◆ **Set exercise**
Every line of the data that contains the string "diagram" must be copied.
-- BEGIN Input for this task --
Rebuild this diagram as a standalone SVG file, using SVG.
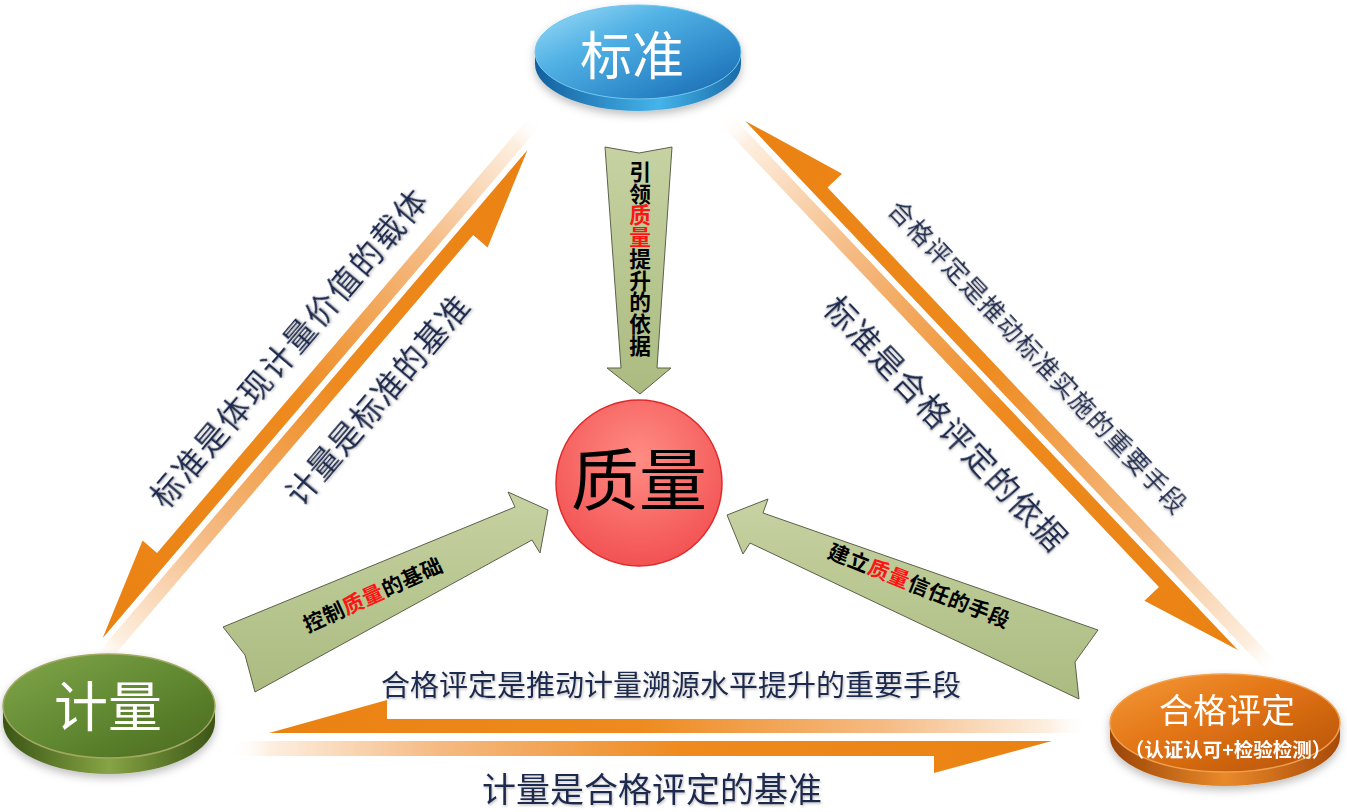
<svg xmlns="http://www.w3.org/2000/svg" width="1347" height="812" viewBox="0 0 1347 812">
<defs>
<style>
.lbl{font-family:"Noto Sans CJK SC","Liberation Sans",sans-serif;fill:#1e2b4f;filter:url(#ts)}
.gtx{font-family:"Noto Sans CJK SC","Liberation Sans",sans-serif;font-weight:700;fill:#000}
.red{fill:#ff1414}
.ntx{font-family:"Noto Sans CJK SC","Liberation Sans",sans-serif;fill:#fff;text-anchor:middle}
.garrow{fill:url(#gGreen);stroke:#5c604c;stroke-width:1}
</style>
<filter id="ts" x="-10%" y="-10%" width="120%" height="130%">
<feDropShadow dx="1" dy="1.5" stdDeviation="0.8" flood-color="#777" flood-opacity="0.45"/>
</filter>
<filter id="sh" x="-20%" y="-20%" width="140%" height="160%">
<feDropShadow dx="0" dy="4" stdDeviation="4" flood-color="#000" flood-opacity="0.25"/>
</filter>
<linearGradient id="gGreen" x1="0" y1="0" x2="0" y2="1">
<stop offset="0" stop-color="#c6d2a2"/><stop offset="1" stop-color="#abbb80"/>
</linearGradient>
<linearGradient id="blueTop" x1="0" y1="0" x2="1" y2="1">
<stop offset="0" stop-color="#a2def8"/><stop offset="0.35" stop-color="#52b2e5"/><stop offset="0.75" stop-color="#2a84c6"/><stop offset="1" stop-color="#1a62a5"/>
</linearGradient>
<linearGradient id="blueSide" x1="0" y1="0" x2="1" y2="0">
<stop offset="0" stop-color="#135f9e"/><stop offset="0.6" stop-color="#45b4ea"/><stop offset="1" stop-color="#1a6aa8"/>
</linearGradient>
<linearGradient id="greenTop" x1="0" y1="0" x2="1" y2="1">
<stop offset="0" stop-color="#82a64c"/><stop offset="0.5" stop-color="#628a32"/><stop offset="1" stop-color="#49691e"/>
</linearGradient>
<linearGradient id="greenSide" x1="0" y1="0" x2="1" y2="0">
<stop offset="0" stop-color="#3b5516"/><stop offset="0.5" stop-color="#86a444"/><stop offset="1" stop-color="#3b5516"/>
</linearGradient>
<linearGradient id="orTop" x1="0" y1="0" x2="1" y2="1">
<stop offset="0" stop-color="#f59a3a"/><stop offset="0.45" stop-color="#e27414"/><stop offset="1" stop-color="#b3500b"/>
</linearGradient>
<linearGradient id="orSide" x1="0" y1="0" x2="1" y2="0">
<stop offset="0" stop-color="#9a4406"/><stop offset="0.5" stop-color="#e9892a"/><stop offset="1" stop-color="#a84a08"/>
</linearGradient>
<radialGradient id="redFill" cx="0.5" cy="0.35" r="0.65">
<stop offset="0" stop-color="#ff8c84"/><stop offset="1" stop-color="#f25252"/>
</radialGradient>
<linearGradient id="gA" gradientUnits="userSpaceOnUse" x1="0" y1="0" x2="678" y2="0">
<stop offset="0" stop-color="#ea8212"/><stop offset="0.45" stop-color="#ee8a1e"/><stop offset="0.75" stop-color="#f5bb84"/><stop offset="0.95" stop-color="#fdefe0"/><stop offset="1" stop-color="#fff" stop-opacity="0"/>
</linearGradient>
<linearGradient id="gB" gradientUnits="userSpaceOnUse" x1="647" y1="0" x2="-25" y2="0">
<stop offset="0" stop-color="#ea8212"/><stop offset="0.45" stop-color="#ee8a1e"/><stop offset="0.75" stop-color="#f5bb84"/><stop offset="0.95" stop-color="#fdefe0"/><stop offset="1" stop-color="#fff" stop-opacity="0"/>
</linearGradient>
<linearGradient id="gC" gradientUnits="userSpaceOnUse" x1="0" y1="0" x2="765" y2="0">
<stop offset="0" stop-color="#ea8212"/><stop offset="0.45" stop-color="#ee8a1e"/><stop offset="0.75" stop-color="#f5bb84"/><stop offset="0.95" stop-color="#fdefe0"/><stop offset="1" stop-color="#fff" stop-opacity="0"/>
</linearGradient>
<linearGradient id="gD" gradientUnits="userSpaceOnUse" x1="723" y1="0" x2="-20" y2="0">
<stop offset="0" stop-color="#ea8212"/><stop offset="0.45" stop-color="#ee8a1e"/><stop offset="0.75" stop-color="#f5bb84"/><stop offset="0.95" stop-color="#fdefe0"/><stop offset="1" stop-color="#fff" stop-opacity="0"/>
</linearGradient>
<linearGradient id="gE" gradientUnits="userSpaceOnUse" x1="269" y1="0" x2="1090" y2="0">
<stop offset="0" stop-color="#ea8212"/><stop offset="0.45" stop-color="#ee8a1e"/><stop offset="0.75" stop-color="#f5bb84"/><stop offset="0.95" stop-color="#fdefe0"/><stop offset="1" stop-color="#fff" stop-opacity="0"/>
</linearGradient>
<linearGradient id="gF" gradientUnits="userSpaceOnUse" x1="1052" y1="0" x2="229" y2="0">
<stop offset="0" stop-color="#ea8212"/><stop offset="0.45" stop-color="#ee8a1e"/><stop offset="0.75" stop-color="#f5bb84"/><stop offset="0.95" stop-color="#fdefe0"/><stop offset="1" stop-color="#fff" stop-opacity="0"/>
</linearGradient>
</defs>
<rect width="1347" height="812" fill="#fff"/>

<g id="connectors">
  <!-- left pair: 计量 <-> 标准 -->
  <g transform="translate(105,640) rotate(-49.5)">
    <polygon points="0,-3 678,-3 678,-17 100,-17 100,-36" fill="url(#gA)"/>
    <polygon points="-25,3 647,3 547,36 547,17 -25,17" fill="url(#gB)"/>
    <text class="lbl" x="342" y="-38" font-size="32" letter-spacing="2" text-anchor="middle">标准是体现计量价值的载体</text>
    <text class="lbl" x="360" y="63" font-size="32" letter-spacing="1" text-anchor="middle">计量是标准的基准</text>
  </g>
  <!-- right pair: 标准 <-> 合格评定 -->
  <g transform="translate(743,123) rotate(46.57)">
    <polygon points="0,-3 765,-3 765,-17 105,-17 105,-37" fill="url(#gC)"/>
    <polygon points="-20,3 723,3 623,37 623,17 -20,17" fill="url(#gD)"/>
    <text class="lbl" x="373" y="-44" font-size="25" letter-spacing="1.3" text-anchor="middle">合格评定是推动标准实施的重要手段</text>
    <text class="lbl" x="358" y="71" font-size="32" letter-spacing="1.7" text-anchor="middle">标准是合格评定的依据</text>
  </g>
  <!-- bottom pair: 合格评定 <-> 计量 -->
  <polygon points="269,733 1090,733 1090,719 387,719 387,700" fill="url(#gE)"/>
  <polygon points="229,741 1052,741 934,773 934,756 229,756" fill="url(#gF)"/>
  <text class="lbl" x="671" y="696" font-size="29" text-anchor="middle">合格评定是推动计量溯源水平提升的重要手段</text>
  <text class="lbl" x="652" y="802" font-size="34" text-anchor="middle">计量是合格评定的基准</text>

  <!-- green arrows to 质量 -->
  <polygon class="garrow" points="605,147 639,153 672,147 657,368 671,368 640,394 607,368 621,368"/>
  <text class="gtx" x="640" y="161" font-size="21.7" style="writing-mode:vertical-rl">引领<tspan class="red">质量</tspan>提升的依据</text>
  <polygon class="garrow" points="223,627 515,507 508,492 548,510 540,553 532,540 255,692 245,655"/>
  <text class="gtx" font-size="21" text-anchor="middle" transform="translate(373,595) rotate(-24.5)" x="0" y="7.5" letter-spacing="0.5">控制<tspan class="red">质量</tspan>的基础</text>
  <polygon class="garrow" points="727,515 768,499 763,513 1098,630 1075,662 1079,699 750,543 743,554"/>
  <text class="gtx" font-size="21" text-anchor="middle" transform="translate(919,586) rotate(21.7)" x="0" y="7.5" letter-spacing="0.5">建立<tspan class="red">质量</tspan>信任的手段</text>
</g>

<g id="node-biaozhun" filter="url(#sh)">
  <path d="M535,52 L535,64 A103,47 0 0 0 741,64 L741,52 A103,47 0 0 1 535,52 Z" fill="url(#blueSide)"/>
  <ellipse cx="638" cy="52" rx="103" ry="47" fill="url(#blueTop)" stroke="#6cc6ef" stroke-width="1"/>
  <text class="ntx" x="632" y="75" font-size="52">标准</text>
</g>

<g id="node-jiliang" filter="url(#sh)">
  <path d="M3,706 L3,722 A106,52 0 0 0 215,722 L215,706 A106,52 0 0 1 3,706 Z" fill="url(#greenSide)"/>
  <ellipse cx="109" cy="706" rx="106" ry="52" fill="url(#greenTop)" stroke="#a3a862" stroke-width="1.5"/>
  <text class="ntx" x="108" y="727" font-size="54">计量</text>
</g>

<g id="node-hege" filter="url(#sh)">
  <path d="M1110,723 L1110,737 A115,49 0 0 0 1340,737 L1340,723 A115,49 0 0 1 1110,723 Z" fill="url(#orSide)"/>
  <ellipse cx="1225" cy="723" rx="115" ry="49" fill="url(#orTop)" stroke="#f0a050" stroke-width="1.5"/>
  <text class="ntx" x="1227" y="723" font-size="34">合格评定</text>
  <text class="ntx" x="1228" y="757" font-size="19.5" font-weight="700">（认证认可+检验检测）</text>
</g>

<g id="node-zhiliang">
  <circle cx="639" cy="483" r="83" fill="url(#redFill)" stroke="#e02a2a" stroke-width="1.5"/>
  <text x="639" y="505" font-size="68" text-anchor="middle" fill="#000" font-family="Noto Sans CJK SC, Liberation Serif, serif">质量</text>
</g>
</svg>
-- END Input for this task --
-- BEGIN Input for this task --
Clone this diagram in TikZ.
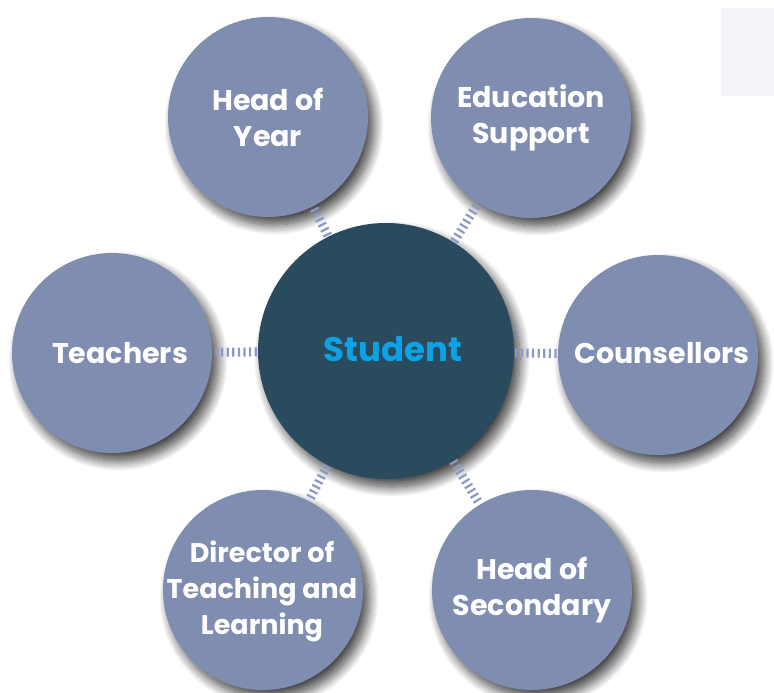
-- END Input for this task --
◆ **Task output**
Rebuild this diagram as a standalone SVG file, using SVG.
Clone this diagram in TikZ.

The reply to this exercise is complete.